A! Magazine for the Arts

Jessica Walker working in her studio.

Jessica Walker working in her studio.

"Color Me Bad" — Jessica Walker

February 29, 2012

Jessica Walker, age 29, is the daughter of Mary Clayton and Bob Walker. Jessica says "Color Me Bad" is "an opportunity for me to share the work I've been making about Appalachia within the region that has inspired its content. The show's title is taken from the name of an R&B group from the early '90s which coincides with the time all three of us were 'coming of age' in Abingdon. The curator is also drawing on the duality of the word 'color' as a visual phenomenon and as a cultural metaphor, as in 'local color.' We now live outside the region and, therefore, have a viewpoint on Appalachia that must be drawn from teenage memories. Humor and satire seem likely tools to access that past."

As a young child, Jessica watched one of her grandmothers, Mary Ann Jesse of Bristol, Va., quilt for hours, usually while watching The Golden Girls on television. "She encouraged me to make things with my hands, to be creative," Jessica says, "and I assume this is why I feel guilty sitting idly by the TV to this day.

"My other grandmother, the late Mary Ann Andersen of Bristol, was always taking me to yard sales, antique shops, and the various mom-and-pop shops that used to dot State Street. These excursions were great because I have always had a fascination with collections of outdated things and the idea that every object has a story to tell. She also took me to her hairdresser, an artist who made oil paintings that are stylistically somewhere between Bob Ross and a psychedelic out-of-body experience. The imagery is full of astrological symbols, clowns, abstract human forms, and 'happy little clouds.' I used to get lost in these paintings, and my grandmother would make up stories about the figures within them.

Jessica continues, "I realize now, after being away for more than a decade, that growing up in Abingdon was about being close to the land where my family has lived for generations. I feel in some way I've ruptured this pattern by living far away, having spent several years in California, a stint in Australia, and now New York. In New York City they say the days are long but the years are short. I feel just the opposite about Abingdon when I visit. The days are short because time flies when I'm visiting friends and family, and the years are long because it's only the holidays that bring me home."

Of her work, Jessica says, "Collection, repetition and storytelling are at the heart of my visual practice and stem from a deep interest in combining techniques of art-making with social science research. I use my video camera as a documentation tool, then rework original or found footage into handmade and typically abstracted systems. I see video as a malleable medium, much like a textile, where the pixels can be manipulated and woven like threads into time-based patterns. I employ humor as a means to address cultural taboos and stereotypes associated with the rural American identity. In my work, I am questioning how film and television have impacted outsider perspectives of Appalachia versus how the people of this region view themselves."

Jessica lives in Brooklyn and works at Parsons The New School for Design in New York City, where she advises students in the Communication Design and Technology program.

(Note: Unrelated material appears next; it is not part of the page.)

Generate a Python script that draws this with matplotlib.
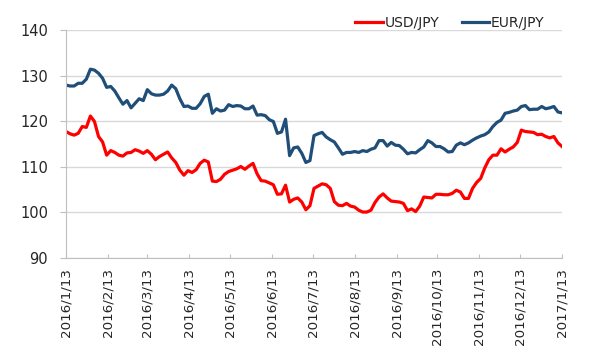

She also does set production and art direction for independent films.

A 2000 graduate of Abingdon High School, she attended Virginia Highlands Community College, then received her BA in Art History from the University of Virginia and her MFA in Conceptual Information Arts from San Francisco State University. She has been a Christine Tamblyn Women in New Media Fellow, a Headlands Center for the Arts Resident, and a Fulbright Postgraduate Scholar. Her work has been shown in New York, Boston, San Francisco, Los Angeles, and Melbourne, Australia, and is in the permanent collections of Yale University and the University of Washington.